Dáil debates
Wednesday, 18 June 2025
Residential Tenancies (Amendment) Bill 2025: Committee and Remaining Stages
9:55 am
Rory Hearne (Dublin North-West, Social Democrats)
We have put forward solutions. The Social Democrats has put forward a number of solutions. I have written books on it. To say we have not put forward solutions is just untrue. The Minister should be more honest and say he disagrees with our proposals and on what is put forward and outline why.
There is a hole in the Minister's argument. We are separating what has been brought forward today and what will be brought forward in the coming months. We are not opposing what the Government is bringing forward today on the basis that renters need that protection immediately. It is as a result of the changes it is bringing forward in the coming months from March that this emergency legislation is needed and we called for it. I do not believe the Government was planning to bring it forward. If it was, it would have announced it immediately as part of the overall announcement.
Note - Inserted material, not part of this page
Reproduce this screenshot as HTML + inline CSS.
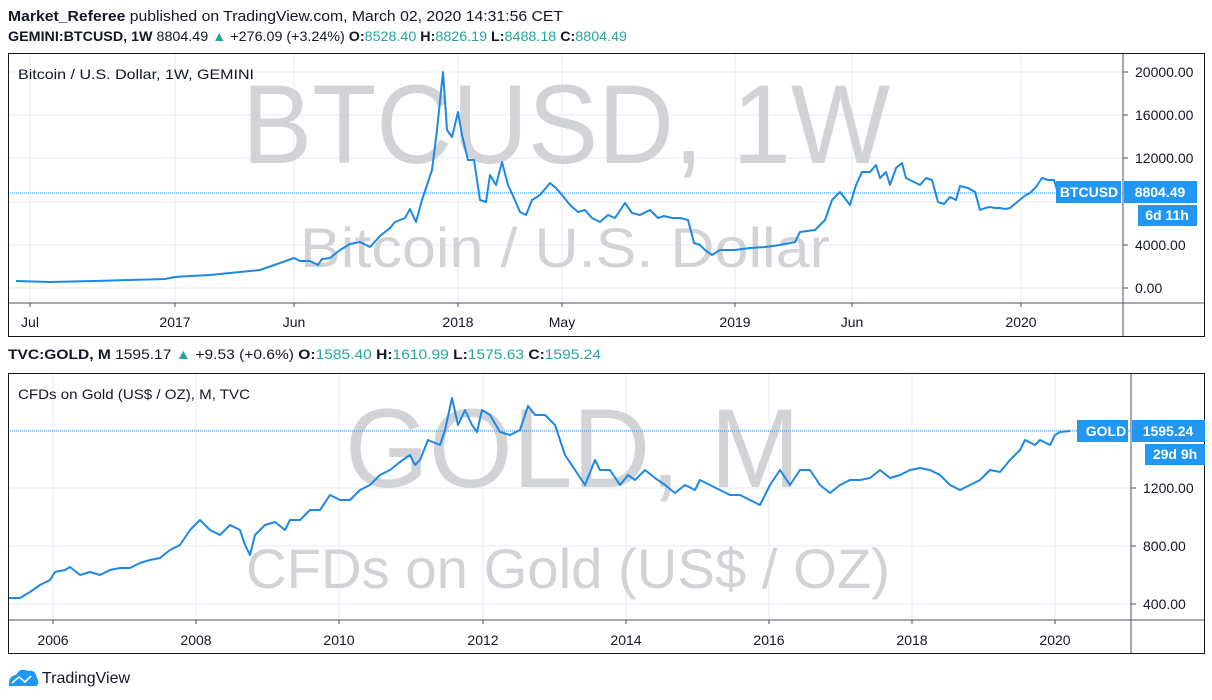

As I said, there is a hole in the middle of the Minister's argument that he is protecting renters. If the Government were protecting renters, and that is the sole outcome of these measures, then where is the incentive for more supply? Where is the incentive for landlords to stay in the market? If the Government is doing this with the singular purpose of protecting renters, which means ensuring rents cannot increase further and that renters have protection from eviction, it would not have any measures that incentivise supply through these measures. However, the truth is there are incentives for supply as the Government has set out in its legislation, the most significant of which is the intertenancy change in rent caps. The Government will bring in this change from 1 March. The situation currently is that when a renter leaves a property, be it voluntarily or through an eviction notice - a notice to quit - on the basis of sale or a family member, and a new tenant comes in, the rent charged to the new tenant coming in is still only 2% higher than the existing rent when they get their rent increase. What the Government is changing is that when a new tenant comes into that property, the landlord will be able to increase the rent to the market rent. Is that correct? "Yes" or "No". The Minister does not know.